Feltman's organization, along with the AFL-CIO and a group of small and medium-sized insurance firms, have scheduled a press conference today to unveil their campaign. The coalition plans rallies in six cities, beginning in Austin, Tex., on Thursday, to drum up support for its cause.
By creating a standard national package of health benefits worth $2,500 to $3,000 and taxing any benefits above that level, the Administration would pit workers against companies and cripple a firm's ability to determine the best health care coverage for its employees, Feltman said Monday.
According to a senior member of the White House Task Force on National Health Care Reform, such a concept is "very much a part of (health care reform) discussions" and is being pushed vigorously by champions of managed competition.

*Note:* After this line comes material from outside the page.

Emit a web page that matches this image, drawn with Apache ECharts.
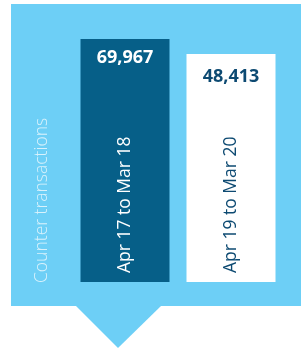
<!DOCTYPE html>
<html>
<head>
<meta charset="utf-8">
<script src="https://cdn.jsdelivr.net/npm/echarts@6/dist/echarts.min.js"></script>
<style>
html, body { margin: 0; padding: 0; background: #fff; }
#chart { width: 302px; height: 350px; }
</style>
</head>
<body>
<div id="chart"></div>
<script>
var periods = ['Apr 17 to Mar 18', 'Apr 19 to Mar 20'];
var counts = [69967, 48413];
var barColors = ['#065f88', '#ffffff'];
var textColors = ['#ffffff', '#0d4a72'];
var valueGap = [10, 14];

var chart = echarts.init(document.getElementById('chart'));

var barData = [], labelData = [];
for (var i = 0; i < counts.length; i++) {
	barData.push({
		value: counts[i],
		itemStyle: { color: barColors[i] },
		label: { color: textColors[i] }
	});
	labelData.push({
		value: counts[i],
		label: { color: textColors[i], distance: valueGap[i] }
	});
}

var option = {
	backgroundColor: '#ffffff',
	textStyle: { fontFamily: 'Open Sans' },
	graphic: [{
		type: 'rect',
		z: -10,
		shape: { x: 11, y: 4, width: 290, height: 302 },
		style: { fill: '#6dcff6' }
	}, {
		type: 'polygon',
		z: -10,
		shape: { points: [[75, 305], [162, 305], [118, 348]] },
		style: { fill: '#6dcff6' }
	}],
	grid: { left: 72, right: 18, top: 39, bottom: 68 },
	xAxis: {
		type: 'category',
		data: periods,
		show: false
	},
	yAxis: {
		type: 'log',   // the picture's bar heights are not linear in the counts
		min: 179,
		max: 70000,
		offset: 30,
		axisLine: { show: false },
		axisTick: { show: false },
		axisLabel: { show: false },
		splitLine: { show: false },
		name: 'Counter transactions',
		nameLocation: 'start',
		nameRotate: 90,
		nameGap: 1,
		nameTextStyle: {
			color: '#d9f2fc',
			fontSize: 17.5,
			fontWeight: 300,
			align: 'left',
			verticalAlign: 'middle'
		}
	},
	series: [{
		type: 'bar',
		barWidth: 89,
		data: barData,
		silent: true,
		label: {
			show: true,
			formatter: '{b}',
			position: 'insideBottom',
			rotate: 90,
			align: 'left',
			verticalAlign: 'middle',
			distance: 9,
			fontSize: 17.5
		}
	}, {
		type: 'bar',
		barWidth: 89,
		barGap: '-100%',
		data: labelData,
		silent: true,
		itemStyle: { color: 'transparent' },
		label: {
			show: true,
			position: 'insideTop',
			fontSize: 18,
			fontWeight: 'bold',
			formatter: function (p) {
				return p.value.toLocaleString('en-US');
			}
		}
	}]
};
chart.setOption(option);
</script>
</body>
</html>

Another White House official confirmed Monday that taxation of benefits through managed competition is "definitely on the table."
The Clinton Administration is attempting to develop a basic benefits package for all Americans under a program of universal health insurance coverage. Likely to be a bare-bones package, given the costs, it would emphasize preventive and primary care, while including some level of hospital coverage, senior task force officials said.
Advocates of managed competition, who include some of Clinton's closest advisers on the health issue, argue that a tax on benefits has two advantages.
It would raise billions of dollars desperately needed to help pay the cost of basic coverage for 36 million Americans who now lack health insurance.
And it would force workers and employers to choose less costly benefits packages.